At some point, Ramsis and S.J.G. traveled to Egypt and then flew to Mexico to visit Garcia. After spending three months in Mexico, Ramsis left with S.J.G. Ramsis and S.J.G. were to fly first to New York and then on to Cairo, Egypt, to visit family. But once they landed in New York, Ramsis stayed in the United States with S.J.G., and the two did not board their flight to Egypt. Garcia sent text messages to Ramsis, asking her not to stay in the United States with S.J.G., but Ramsis refused to leave. (Dkt. #11 at 26–29). Ramsis and S.J.G. currently reside in Plano, Texas, and Ramsis has applied for asylum. Garcia sought assistance with returning S.J.G. to Spain. In an effort to resolve

the matter, the United States Department of State contacted Ramsis in early 2021. (Dkt. #11 at 23–24). Ramsis did not respond. Less than a year after Ramsis took S.J.G. to the United States, Garcia filed his Verified Complaint and Petition for Return of Child to Spain and Issuance of Show Cause Order, (Dkt. #1), in this Court. The Court held a show cause hearing and bench trial on Garcia’s petition.
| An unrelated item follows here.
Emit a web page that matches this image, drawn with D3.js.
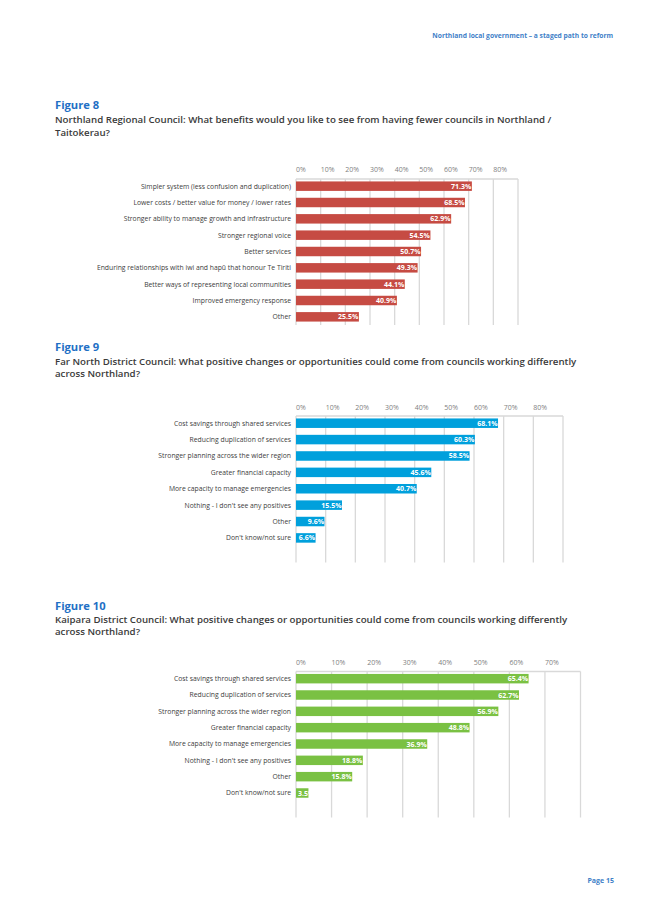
<!DOCTYPE html>
<html>
<head>
<meta charset="utf-8">
<script src="https://cdn.jsdelivr.net/npm/d3@7"></script>
<style>
  body { margin: 0; background: #fff; }
  svg text { font-family: 'Open Sans', sans-serif; }
</style>
</head>
<body>
<div id="wrapper"></div>
<script>
// data
const fig8Categories = [
  'Simpler system (less confusion and duplication)',
  'Lower costs / better value for money / lower rates',
  'Stronger ability to manage growth and infrastructure',
  'Stronger regional voice',
  'Better services',
  'Enduring relationships with iwi and hapū that honour Te Tiriti',
  'Better ways of representing local communities',
  'Improved emergency response',
  'Other'
]
const fig8Values = [71.3, 68.5, 62.9, 54.5, 50.7, 49.3, 44.1, 40.9, 25.5]

const fig9Categories = [
  'Cost savings through shared services',
  'Reducing duplication of services',
  'Stronger planning across the wider region',
  'Greater financial capacity',
  'More capacity to manage emergencies',
  'Nothing - I don\'t see any positives',
  'Other',
  'Don\'t know/not sure'
]
const fig9Values = [68.1, 60.3, 58.5, 45.6, 40.7, 15.5, 9.6, 6.6]

const fig10Categories = fig9Categories.slice()
const fig10Values = [65.4, 62.7, 56.9, 48.8, 36.9, 18.8, 15.8, 3.5]

const fig8Ticks = [0, 10, 20, 30, 40, 50, 60, 70, 80]
const fig9Ticks = [0, 10, 20, 30, 40, 50, 60, 70, 80]
const fig10Ticks = [0, 10, 20, 30, 40, 50, 60, 70]

const figures = [
  {
    name: 'Figure 8',
    subtitle: ['Northland Regional Council: What benefits would you like to see from having fewer councils in Northland /', 'Taitokerau?'],
    categories: fig8Categories, values: fig8Values, ticks: fig8Ticks,
    xMax: 90, color: '#c64b43',
    titleY: 109, subY: 123.3, tickY: 172, top: 178, bottom: 325, right: 518, bands: 9
  },
  {
    name: 'Figure 9',
    subtitle: ['Far North District Council: What positive changes or opportunities could come from councils working differently', 'across Northland?'],
    categories: fig9Categories, values: fig9Values, ticks: fig9Ticks,
    xMax: 90, color: '#00a0dc',
    titleY: 350.5, subY: 364.5, tickY: 409.5, top: 415, bottom: 562.5, right: 563, bands: 9
  },
  {
    name: 'Figure 10',
    subtitle: ['Kaipara District Council: What positive changes or opportunities could come from councils working differently', 'across Northland?'],
    categories: fig10Categories, values: fig10Values, ticks: fig10Ticks,
    xMax: 80, color: '#7ac143',
    titleY: 609.5, subY: 622.5, tickY: 664.5, top: 670.5, bottom: 817.5, right: 580.5, bands: 9
  }
]

const width = 645
const height = 912
const plotLeft = 296
const textLeft = 55

const svg = d3.select('#wrapper')
  .append('svg')
    .attr('width', width)
    .attr('height', height)

// page header / footer
svg.append('text')
  .attr('x', 613).attr('y', 38)
  .attr('text-anchor', 'end')
  .attr('font-size', 6.7)
  .attr('font-weight', 700)
  .attr('fill', '#3f7fc8')
  .text('Northland local government – a staged path to reform')

svg.append('text')
  .attr('x', 614).attr('y', 883)
  .attr('text-anchor', 'end')
  .attr('font-size', 7)
  .attr('font-weight', 700)
  .attr('fill', '#3f7fc8')
  .text('Page 15')

function drawFigure(fig) {
  const g = svg.append('g')

  g.append('text')
    .attr('x', textLeft).attr('y', fig.titleY)
    .attr('font-size', 11.2)
    .attr('font-weight', 700)
    .attr('fill', '#1f6fc5')
    .text(fig.name)

  g.selectAll('.sub')
    .data(fig.subtitle)
    .enter().append('text')
      .attr('class', 'sub')
      .attr('x', textLeft)
      .attr('y', (d, i) => fig.subY + i * 12.6)
      .attr('font-size', 9.7)
      .attr('font-weight', 600)
      .attr('fill', '#3a3a3a')
      .text(d => d)

  const x = d3.scaleLinear()
    .domain([0, fig.xMax])
    .range([plotLeft, fig.right])

  const y = d3.scaleBand()
    .domain(d3.range(fig.bands))
    .range([fig.top, fig.bottom])
    .paddingInner(0.42)
    .paddingOuter(0.21)

  // grid
  const gridVals = d3.range(0, fig.xMax + 1, 10)
  g.selectAll('.grid')
    .data(gridVals)
    .enter().append('line')
      .attr('class', 'grid')
      .attr('x1', d => x(d)).attr('x2', d => x(d))
      .attr('y1', fig.top + 1).attr('y2', fig.bottom)
      .attr('stroke', '#d9d9d9')
      .attr('stroke-width', 1.3)

  g.append('line')
    .attr('x1', plotLeft).attr('x2', fig.right)
    .attr('y1', fig.top + 1).attr('y2', fig.top + 1)
    .attr('stroke', '#d9d9d9')
    .attr('stroke-width', 1.3)

  // tick labels sit just right of each gridline
  g.selectAll('.tick')
    .data(fig.ticks)
    .enter().append('text')
      .attr('class', 'tick')
      .attr('x', d => x(d))
      .attr('y', fig.tickY)
      .attr('font-size', 7)
      .attr('fill', '#7f7f7f')
      .text(d => d + '%')

  // category labels
  g.selectAll('.cat')
    .data(fig.categories)
    .enter().append('text')
      .attr('class', 'cat')
      .attr('x', plotLeft - 5)
      .attr('y', (d, i) => y(i) + y.bandwidth() / 2)
      .attr('dy', '0.35em')
      .attr('text-anchor', 'end')
      .attr('font-size', 6.8)
      .attr('fill', '#404040')
      .text(d => d)

  // bars
  g.selectAll('.bar')
    .data(fig.values)
    .enter().append('rect')
      .attr('class', 'bar')
      .attr('x', x(0))
      .attr('y', (d, i) => y(i))
      .attr('width', d => x(d) - x(0))
      .attr('height', y.bandwidth())
      .attr('fill', fig.color)

  const labels = g.selectAll('.val')
    .data(fig.values)
    .enter().append('text')
      .attr('class', 'val')
      .attr('y', (d, i) => y(i) + y.bandwidth() / 2)
      .attr('dy', '0.36em')
      .attr('text-anchor', 'end')
      .attr('font-size', 7)
      .attr('font-weight', 700)
      .attr('fill', '#fff')
      .text(d => d.toFixed(1) + '%')

  // keep short labels from spilling left of the axis
  labels.each(function(d) {
    const w = this.getComputedTextLength()
    const end = Math.max(x(d) - 0.5, x(0) + 2 + w)
    d3.select(this).attr('x', end)
  })
}

figures.forEach(drawFigure)
</script>
</body>
</html>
Garcia and Ramsis both testified, and neither called additional witnesses. Garcia,

through counsel, questioned Ramsis, and Ramsis questioned Garcia herself. II. LEGAL STANDARDS The Hague Convention on the Civil Aspects of International Child Abduction, Oct. 25, 1980, T.I.A.S. No. 11670, 1343 U.N.T.S. 89 (“Hague Convention”), governs civil proceedings filed in signatory countries for the recovery of abducted children. The United States and Spain are signatories to the Convention. The International Child Abduction Remedies Act (“ICARA”), 22 U.S.C. §§ 9001–11, implements the

Hague Convention in American law. Abbott v. Abbott, 560 U.S. 1, 9, 130 S.Ct. 1983, 176 L.Ed.2d 789 (2010). The Hague Convention and ICARA empower courts to order the return of children removed or retained in violation of the Hague Convention. See 22 U.S.C. § 9001(b)(4); Abbott, 560 U.S. at 9. However, neither the Hague Convention nor ICARA authorizes courts to determine the merits of the underlying custody dispute. See 22 U.S.C. § 9001(b)(4). Instead, the court’s inquiry is limited to determining whether the child has been wrongfully removed from their country of “habitual residence.” See Smith v. Smith, 976 F.3d 558, 561–62 (5th Cir. 2020) (citation omitted). If the child has been wrongfully removed, the court must order the child’s return, unless certain exceptions apply. Abbott, 560 U.S. at 9. “It is then up to

the courts of the ‘habitual residence’ to decide the substantive merits of the underlying custody issue.” Smith, 976 F.3d at 562 (citation omitted). The removal or retention of a child is wrongful if the petitioner proves by a preponderance of the evidence that: (1) the respondent removed or retained the child somewhere other than the child’s habitual residence; (2) the removal or retention was in breach of the petitioner’s rights of custody under the laws of the country of habitual

residence; and (3) the petitioner was exercising those custody rights at the time of removal or retention or would have exercised those rights but for the removal or retention. Delgado v. Osuna, 837 F.3d 571, 577 (5th Cir. 2016). “A threshold inquiry in a Hague [Convention] action is: what country was the child’s habitual residence immediately before the alleged wrongful removal or retention.” Saldivar v. Rodela¸ 879 F.Supp.2d 610, 618 (W.D. Tex. 2012). Recently, the Supreme Court clarified that “the determination of habitual residence does not turn on the existence of an actual

agreement” between the parents. Monasky v. Taglieri, 140 S.Ct. 719, 726, 206 L.Ed.2d 9 (2020). The Court held that “[t]here are no categorical requirements for establishing a child’s habitual residence.” Id. at 728. Adopting the Monasky holding, the Fifth Circuit has instructed district courts to determine a child’s habitual residence by “examin[ing] the totality of the circumstances.” Smith, 976 F.3d at 561 (citing Monasky, 140 S.Ct. at 730). Respondents in Hague Convention cases may assert several narrow affirmative defenses. Soto v. Contreras, 880 F.3d 706, 710 (5th Cir. 2018) (citing 22 U.S.C. § 9003(e)(2); Hague Convention, arts. 12, 13, 20). One available affirmative

defense is that there is a grave risk that the child’s return “would expose the child to physical or psychological harm or otherwise place the child in an intolerable situation.” Id. (quoting Hague Convention, art. 13(b)).